All this attention on masculinities, however, has produced certain anxieties. Some critics contend that since the time gender has become a kosher (and globally funded) issue, men have jumped in to do the "man-thing"- eclipse women. Increasingly, a position has developed which argues for the retention of "women's studies" as opposed to gender studies, to keep alive the fact that women's studies "... is a constant, and constantly politicizing, reminder that women have been, until relatively recently, largely excluded from the academic curriculum both as subjects and as agents..." (Mary Evans, Introducing Contemporary Feminist Thought: Cambridge: Polity Press, 1997, p.13).

The other anxiety is whether men's studies will provide an academic affirmation of the "practice of masculinity", to use Bob Connell's phrase, though not his argument, in Masculinities (1995, Sydney: Allen and Unwin, p.231) and authorize the link between men and violence, providing a scholarly legitimacy to the violent practices of men. Mens studies is distrustfully viewed as emerging from a politics that seeks to affirm men's power and reinforce women's and gay men's invisibilities, pitting the former against the "coming out" politics of feminist and gay studies.

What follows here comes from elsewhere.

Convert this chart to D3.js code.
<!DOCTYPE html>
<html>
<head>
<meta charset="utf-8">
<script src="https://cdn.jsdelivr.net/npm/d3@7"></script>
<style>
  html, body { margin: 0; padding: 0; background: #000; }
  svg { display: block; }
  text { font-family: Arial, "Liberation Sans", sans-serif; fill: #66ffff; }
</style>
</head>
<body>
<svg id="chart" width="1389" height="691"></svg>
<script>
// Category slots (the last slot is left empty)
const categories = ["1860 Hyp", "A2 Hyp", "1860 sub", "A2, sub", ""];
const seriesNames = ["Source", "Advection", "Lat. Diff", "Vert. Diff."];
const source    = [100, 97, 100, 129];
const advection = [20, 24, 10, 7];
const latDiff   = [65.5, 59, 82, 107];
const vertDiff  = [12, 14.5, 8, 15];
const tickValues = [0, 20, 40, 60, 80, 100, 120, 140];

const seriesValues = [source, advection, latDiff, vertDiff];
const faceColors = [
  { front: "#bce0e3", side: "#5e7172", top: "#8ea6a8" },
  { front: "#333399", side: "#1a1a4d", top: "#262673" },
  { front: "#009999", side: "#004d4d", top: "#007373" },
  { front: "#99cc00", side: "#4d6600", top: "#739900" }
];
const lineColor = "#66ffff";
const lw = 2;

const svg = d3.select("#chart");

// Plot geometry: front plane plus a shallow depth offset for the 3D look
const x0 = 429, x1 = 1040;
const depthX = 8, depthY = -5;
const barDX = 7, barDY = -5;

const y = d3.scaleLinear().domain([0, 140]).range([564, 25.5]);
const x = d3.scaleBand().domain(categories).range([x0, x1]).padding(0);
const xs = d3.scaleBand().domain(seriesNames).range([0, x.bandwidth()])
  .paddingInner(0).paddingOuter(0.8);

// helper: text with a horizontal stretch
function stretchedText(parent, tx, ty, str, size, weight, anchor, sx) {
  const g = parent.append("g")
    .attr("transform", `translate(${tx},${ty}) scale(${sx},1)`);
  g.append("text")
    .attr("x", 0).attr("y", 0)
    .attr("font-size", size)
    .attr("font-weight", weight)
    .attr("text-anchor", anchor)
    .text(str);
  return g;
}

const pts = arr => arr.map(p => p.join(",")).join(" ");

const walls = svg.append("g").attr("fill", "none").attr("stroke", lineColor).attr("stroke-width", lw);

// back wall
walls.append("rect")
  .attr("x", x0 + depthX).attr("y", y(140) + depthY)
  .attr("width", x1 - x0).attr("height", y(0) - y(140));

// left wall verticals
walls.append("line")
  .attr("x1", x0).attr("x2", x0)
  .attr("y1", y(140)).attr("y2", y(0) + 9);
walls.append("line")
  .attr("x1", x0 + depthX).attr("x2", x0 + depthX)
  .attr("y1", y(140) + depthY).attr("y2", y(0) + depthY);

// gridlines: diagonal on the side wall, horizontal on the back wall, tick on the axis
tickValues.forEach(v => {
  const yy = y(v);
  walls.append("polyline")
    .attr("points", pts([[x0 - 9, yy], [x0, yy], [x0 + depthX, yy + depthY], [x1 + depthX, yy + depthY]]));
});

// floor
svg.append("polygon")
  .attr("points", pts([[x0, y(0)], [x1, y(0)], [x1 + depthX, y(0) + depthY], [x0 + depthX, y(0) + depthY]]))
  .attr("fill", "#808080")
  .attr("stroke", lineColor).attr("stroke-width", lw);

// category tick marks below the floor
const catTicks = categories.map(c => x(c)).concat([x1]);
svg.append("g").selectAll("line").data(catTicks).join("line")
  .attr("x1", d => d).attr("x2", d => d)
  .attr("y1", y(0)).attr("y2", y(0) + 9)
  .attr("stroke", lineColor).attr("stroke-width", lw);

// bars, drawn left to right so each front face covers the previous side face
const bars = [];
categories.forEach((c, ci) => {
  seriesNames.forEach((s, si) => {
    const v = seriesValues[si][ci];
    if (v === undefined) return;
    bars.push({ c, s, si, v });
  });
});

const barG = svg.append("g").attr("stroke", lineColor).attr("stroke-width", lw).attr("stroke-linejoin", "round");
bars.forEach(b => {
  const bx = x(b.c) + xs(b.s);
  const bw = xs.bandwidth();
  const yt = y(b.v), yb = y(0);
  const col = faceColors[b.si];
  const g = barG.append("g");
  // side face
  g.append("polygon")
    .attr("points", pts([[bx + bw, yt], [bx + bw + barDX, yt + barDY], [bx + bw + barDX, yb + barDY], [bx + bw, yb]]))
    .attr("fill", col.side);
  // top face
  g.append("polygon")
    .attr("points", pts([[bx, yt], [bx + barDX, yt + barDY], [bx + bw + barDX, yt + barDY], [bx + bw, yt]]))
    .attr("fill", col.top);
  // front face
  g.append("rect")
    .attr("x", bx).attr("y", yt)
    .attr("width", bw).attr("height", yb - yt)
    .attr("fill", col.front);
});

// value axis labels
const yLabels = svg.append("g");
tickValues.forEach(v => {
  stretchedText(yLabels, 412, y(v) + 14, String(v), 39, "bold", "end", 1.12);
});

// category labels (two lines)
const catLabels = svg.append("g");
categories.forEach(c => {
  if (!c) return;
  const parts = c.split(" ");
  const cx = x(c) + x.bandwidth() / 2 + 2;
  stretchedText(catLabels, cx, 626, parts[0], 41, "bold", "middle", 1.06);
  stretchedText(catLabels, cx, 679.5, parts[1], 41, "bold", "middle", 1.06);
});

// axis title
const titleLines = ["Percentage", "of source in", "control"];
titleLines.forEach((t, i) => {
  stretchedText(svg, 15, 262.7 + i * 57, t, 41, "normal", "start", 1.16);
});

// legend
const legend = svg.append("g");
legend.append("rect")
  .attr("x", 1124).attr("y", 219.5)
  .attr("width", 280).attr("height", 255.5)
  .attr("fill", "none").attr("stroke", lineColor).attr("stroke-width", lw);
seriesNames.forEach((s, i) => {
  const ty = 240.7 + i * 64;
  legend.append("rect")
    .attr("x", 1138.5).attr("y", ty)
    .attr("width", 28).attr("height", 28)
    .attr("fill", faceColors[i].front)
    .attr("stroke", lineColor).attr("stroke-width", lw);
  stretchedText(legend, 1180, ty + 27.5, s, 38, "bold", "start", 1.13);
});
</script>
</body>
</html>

It is within these anxieties that we need to read Bob Pease's book. As he says right way "...the most central issue for women's...equality is whether men can and will change...men's subjectivity is crucial to gender domination and...changing the social relations of gender will necessitate the transforming of mens subjectivities as well as changing their daily practices.."(p.1). The book starts and continues on a biographical note through which Pease seeks to trace and develop a collective pro-feminist mens politics. Simultaneously he outlines the work of the organisation he helped found: Men Against Sexual Assault (MASA). The book therefore is a personal and a political work in as much as it seeks to delineate an agentic position for men to address themselves, reproducing a politics of the personal that is so familiar to feminism, simultaneously reproducing some feminist methodologies, though not all the outcomes.

Pease records the views and lives of ordinary men who participated in MASA workshops. One of the critical methodologies used through these workshops was "memory work", a method that "..builds upon, yet goes beyond consciousness-raising..."(p.145). The method is a way of getting to and "outing" internalised domination. Memory work might be seen as a critical stocktaking, through narrative, providing an hermeneutic understanding that binds the subject with an already existing reality, simultaneously retrieving a critical stance that, in Ricouerean terms, can meet the world of lived experience.

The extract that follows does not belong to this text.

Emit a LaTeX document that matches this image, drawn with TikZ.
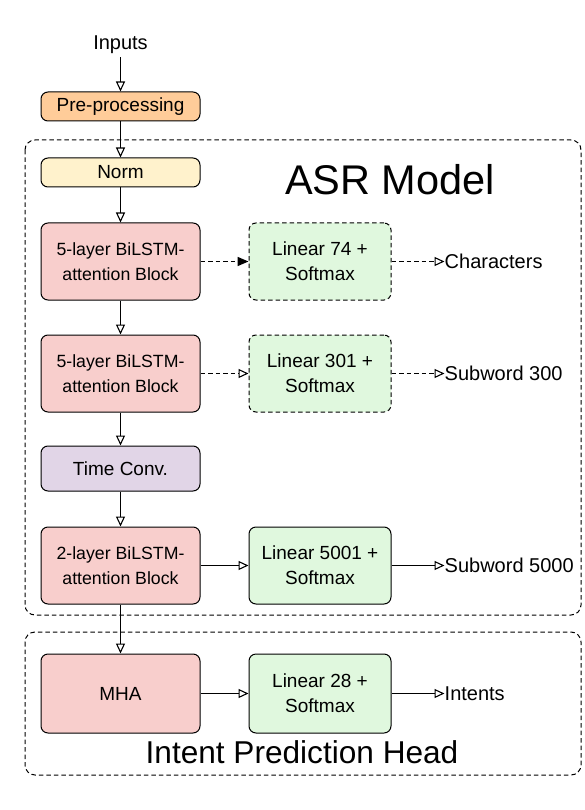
\documentclass[tikz,border=0pt]{standalone}
\usepackage{fontspec}
\setmainfont{Liberation Sans}
\usetikzlibrary{arrows.meta,positioning,calc}

\definecolor{prepfill}{HTML}{FFCC99}
\definecolor{normfill}{HTML}{FFF2CC}
\definecolor{blockfill}{HTML}{F8CECC}
\definecolor{linfill}{HTML}{E0F8DE}
\definecolor{convfill}{HTML}{E1D5E7}

\begin{document}
\begin{tikzpicture}[
    x=1pt, y=1pt,
    >=Stealth,
    node distance=34pt and 48pt,
    box/.style={draw, line width=1pt, rounded corners=7pt, minimum width=159pt, align=center, font=\fontsize{19}{24}\selectfont},
    prepbox/.style={box, fill=prepfill, minimum height=29pt},
    normbox/.style={box, fill=normfill, minimum height=29pt},
    blstm/.style={box, fill=blockfill, minimum height=77pt, font=\fontsize{17.7}{25}\selectfont},
    convbox/.style={box, fill=convfill, minimum height=45pt},
    linear/.style={box, fill=linfill, minimum width=142pt, minimum height=77pt, font=\fontsize{19}{25}\selectfont},
    outtext/.style={anchor=west, inner sep=0pt, font=\fontsize{20}{24}\selectfont},
    group/.style={draw, line width=1pt, dash pattern=on 4.5pt off 3pt, rounded corners=10pt},
    arr/.style={-{Triangle[open, length=10pt, width=9pt]}, line width=1.1pt},
    darr/.style={arr, dash pattern=on 4.5pt off 3pt},
]
\useasboundingbox (0,0) rectangle (584,-810);

% Input
\node[font=\fontsize{20}{24}\selectfont, inner sep=3pt] (inputs) at (120.5,-45) {Inputs};
\node[prepbox] (prep) at (120.5,-106.5) {Pre-processing};

% ASR model
\draw[group] (25,-140) rectangle (581,-615);
\node[font=\fontsize{41.5}{50}\selectfont] (asr) at (390,-180) {ASR Model};

\node[normbox, below=36pt of prep] (norm) {Norm};
\node[blstm, below=35pt of norm] (blk1) {5-layer BiLSTM-\\attention Block};
\node[linear, dash pattern=on 4.5pt off 3pt, right=48pt of blk1] (lin1) {Linear 74 +\\Softmax};
\node[outtext, right=53pt of lin1] (chars) {Characters};

\node[blstm, below=of blk1] (blk2) {5-layer BiLSTM-\\attention Block};
\node[linear, dash pattern=on 4.5pt off 3pt, right=48pt of blk2] (lin2) {Linear 301 +\\Softmax};
\node[outtext, right=53pt of lin2] (sub300) {Subword 300};

\node[convbox, below=33pt of blk2] (conv) {Time Conv.};

\node[blstm, below=35pt of conv] (blk3) {2-layer BiLSTM-\\attention Block};
\node[linear, right=48pt of blk3] (lin3) {Linear 5001 +\\Softmax};
\node[outtext, right=53pt of lin3] (sub5000) {Subword 5000};

% Intent head
\draw[group] (25,-632) rectangle (581,-775);
\node[font=\fontsize{31.6}{37}\selectfont] (iph) at (302,-752) {Intent Prediction Head};

\node[blstm, minimum height=79pt, below=49pt of blk3, font=\fontsize{19}{24}\selectfont] (mha) {MHA};
\node[linear, minimum height=79pt, right=48pt of mha] (lin4) {Linear 28 +\\Softmax};
\node[outtext, right=53pt of lin4] (intents) {Intents};

% Arrows
\draw[arr] (inputs) -- (prep);
\draw[arr] (prep) -- (norm);
\draw[arr] (norm) -- (blk1);
\draw[darr, -{Triangle[length=11pt, width=9pt]}, line width=1.6pt] (blk1) -- (lin1);
\draw[darr] (lin1) -- (chars);
\draw[arr] (blk1) -- (blk2);
\draw[darr] (blk2) -- (lin2);
\draw[darr] (lin2) -- (sub300);
\draw[arr] (blk2) -- (conv);
\draw[arr] (conv) -- (blk3);
\draw[arr] (blk3) -- (lin3);
\draw[arr] (lin3) -- (sub5000);
\draw[arr] (blk3) -- (mha);
\draw[arr] (mha) -- (lin4);
\draw[arr] (lin4) -- (intents);

\end{tikzpicture}
\end{document}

Participants in MASA workshops talked about internal conflicts between profeminist ethical ideals and patriarchally constructed experience. "I walk past a news stand and see a naked woman. Part of me wants to kick the window in and another part of me says 'wow'", says Pat, a workshop participant (p.42). For many men sexuality and power are almost indistinguishable but the real challenge for pro-feminist masculinities is to break the view that doing something about "other" men is a sufficently pro-feminist move, obscuring personal complicity in sexually abusive behaviours. Part of the process entailed in the creation of an agentic pro-feminist subjectivity therefore, is "...to acknowledge their (own) oppressive thoughts and feelings and admit to ways in which they have been brought up to hate and despise women..." (p.43). Such an hermeneutical understanding entails a movement toward the formation and articulation of pro-feminist subjectivities. It is, to quote Pat again, a process which recognises "...the feminist catch cry that rape is at the end of every wolf whistle..."(p.42).

Vic Seidler (The Achilles Heel Reader, London: Routledge,1991) Jonathan Rutherford (Men's Silences, London: Macmillan,1992) and others have addressed the initial feelings of guilt that underlay many men's reaction to feminism, producing a muting or renouncing of their masculinity and a further estrangement from their own lived experiences. While anti-sexist groups need to work their way through the issue of women's oppression they also need to enable a more conscious orientation toward the self. Agentic subjectivities cannot work though self denial. Instead, the splits between profeminist and patriarchal discourses which demand contradictory things need to be "outed" from the closet.

One of the really striking things about this book is not just the way experience is privileged as a way of understanding a being in the world a la Seidler and Rutherford, but also how the experience of pro-feminism produces new practices and ways of being in the world. The usage of first names - Pat, Ben, Graham and Philip- by Bob reflects a new practice of writing about masculinities that confronts second name usage as the only "legitimate" inscription of identities within which privilege and power are realised. First name usage, rejection of capital letters (bell hooks), slashing words (s/he) are writing practices familiar to the feminist academe and have been adopted by publishers of many "women's" journals like the Women's Studies International Forum. It is unfortunate that Sage, despite its gender series and its growing list on "new" masculinities still adopts the "old" ways.

Unhappily, Bob Pease has yet to make a pro-feminist indentation on a Sage bibliography, and still appears as a Sir Name- the Big P.